- WHAT TO DO: Reply with nothing except the number of lines that contain the word "this".

- TASK INPUTS:

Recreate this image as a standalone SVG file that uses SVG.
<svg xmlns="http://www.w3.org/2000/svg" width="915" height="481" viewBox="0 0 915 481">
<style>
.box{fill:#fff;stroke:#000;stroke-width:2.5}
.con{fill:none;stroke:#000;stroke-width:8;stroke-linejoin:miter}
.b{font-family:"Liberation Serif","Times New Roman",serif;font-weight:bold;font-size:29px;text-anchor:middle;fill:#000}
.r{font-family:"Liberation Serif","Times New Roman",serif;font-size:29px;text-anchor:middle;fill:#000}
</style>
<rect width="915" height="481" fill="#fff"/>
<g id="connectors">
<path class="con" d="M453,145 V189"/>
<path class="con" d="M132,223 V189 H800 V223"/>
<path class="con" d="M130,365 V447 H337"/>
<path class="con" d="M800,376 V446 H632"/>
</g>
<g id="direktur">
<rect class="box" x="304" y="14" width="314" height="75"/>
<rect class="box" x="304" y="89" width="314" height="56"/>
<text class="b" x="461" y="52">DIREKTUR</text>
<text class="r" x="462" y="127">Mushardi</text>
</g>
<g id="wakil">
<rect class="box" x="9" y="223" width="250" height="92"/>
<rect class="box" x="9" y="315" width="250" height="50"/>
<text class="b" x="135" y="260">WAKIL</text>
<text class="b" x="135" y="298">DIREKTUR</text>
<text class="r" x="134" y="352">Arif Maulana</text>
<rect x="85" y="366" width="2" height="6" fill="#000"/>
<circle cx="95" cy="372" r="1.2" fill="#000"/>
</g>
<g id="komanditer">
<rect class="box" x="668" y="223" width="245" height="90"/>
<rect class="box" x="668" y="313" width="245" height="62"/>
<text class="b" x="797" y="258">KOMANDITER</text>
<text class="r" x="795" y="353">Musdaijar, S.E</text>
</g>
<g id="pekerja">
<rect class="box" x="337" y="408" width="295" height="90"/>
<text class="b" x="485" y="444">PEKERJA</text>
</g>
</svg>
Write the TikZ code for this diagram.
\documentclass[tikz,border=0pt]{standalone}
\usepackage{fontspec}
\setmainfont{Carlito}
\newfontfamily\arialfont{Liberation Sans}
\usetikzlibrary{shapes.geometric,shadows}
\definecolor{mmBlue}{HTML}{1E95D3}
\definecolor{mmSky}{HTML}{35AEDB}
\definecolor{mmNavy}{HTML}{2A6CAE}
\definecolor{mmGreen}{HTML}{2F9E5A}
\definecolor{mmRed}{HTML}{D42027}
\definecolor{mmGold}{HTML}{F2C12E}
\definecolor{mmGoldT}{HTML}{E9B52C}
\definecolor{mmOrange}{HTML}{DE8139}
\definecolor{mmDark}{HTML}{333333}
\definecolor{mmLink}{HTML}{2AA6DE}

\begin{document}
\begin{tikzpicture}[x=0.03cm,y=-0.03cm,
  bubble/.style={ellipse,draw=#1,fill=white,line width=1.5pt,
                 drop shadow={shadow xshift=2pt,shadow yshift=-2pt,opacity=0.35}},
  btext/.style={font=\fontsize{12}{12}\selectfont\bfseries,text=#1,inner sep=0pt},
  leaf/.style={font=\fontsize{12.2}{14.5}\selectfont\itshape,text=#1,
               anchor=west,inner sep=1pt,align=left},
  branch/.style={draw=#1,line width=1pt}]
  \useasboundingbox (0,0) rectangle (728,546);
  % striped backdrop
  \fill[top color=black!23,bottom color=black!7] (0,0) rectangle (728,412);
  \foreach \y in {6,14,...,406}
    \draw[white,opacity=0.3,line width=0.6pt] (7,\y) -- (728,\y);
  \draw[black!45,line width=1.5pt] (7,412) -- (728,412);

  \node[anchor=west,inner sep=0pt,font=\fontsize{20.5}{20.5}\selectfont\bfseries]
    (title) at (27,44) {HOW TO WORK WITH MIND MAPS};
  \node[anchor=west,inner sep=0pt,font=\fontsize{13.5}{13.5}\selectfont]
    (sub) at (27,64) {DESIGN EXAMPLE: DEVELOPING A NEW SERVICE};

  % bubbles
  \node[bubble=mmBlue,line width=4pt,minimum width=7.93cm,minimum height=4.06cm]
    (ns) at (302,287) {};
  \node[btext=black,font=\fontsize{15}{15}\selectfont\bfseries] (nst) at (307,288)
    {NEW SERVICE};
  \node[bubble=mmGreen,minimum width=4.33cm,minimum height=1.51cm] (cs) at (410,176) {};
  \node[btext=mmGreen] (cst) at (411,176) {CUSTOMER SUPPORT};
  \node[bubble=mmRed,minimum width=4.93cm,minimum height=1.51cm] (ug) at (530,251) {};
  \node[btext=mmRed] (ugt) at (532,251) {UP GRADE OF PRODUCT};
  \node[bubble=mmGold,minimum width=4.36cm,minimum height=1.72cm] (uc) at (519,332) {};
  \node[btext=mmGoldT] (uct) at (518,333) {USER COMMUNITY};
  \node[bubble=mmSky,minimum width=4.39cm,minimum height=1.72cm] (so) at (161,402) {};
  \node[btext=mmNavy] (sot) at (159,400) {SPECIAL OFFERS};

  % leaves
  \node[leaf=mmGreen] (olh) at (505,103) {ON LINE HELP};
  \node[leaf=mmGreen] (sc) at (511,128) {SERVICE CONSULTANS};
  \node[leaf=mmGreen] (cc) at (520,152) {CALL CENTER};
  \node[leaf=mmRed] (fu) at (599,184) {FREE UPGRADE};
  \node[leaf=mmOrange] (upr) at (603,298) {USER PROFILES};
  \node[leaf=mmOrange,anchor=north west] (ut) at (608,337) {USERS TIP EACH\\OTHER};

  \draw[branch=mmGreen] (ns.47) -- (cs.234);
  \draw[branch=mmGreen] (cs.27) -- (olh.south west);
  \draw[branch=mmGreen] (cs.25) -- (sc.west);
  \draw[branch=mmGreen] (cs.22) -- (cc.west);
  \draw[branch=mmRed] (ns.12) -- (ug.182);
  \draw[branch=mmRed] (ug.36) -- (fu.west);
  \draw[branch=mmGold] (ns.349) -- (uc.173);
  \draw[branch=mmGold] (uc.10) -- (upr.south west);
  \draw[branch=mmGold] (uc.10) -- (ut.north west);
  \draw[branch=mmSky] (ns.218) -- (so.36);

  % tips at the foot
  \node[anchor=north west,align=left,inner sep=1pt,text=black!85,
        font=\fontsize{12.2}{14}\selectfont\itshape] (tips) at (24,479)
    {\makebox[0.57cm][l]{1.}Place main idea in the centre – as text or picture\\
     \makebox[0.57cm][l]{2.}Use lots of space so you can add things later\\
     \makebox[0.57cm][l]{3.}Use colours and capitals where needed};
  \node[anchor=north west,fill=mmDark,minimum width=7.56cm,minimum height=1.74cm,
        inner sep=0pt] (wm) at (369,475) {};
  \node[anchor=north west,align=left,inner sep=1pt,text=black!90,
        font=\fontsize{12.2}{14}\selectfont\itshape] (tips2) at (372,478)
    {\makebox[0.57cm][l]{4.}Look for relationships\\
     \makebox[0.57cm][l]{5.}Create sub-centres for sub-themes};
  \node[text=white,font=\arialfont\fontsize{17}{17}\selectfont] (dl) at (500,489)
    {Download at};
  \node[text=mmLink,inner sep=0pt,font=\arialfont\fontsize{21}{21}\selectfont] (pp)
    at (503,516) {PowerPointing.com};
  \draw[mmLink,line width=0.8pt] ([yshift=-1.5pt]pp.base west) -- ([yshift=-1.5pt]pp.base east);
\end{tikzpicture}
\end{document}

--

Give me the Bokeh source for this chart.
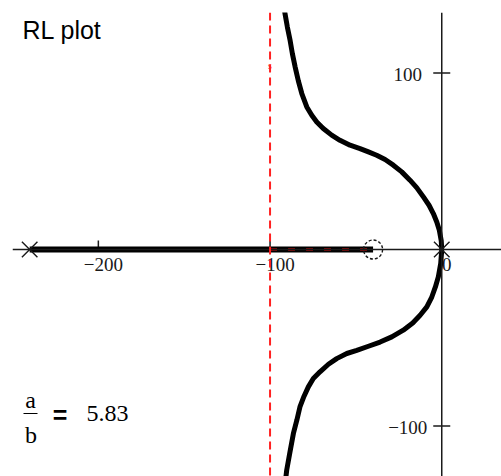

- EXERCISE ANSWER: 3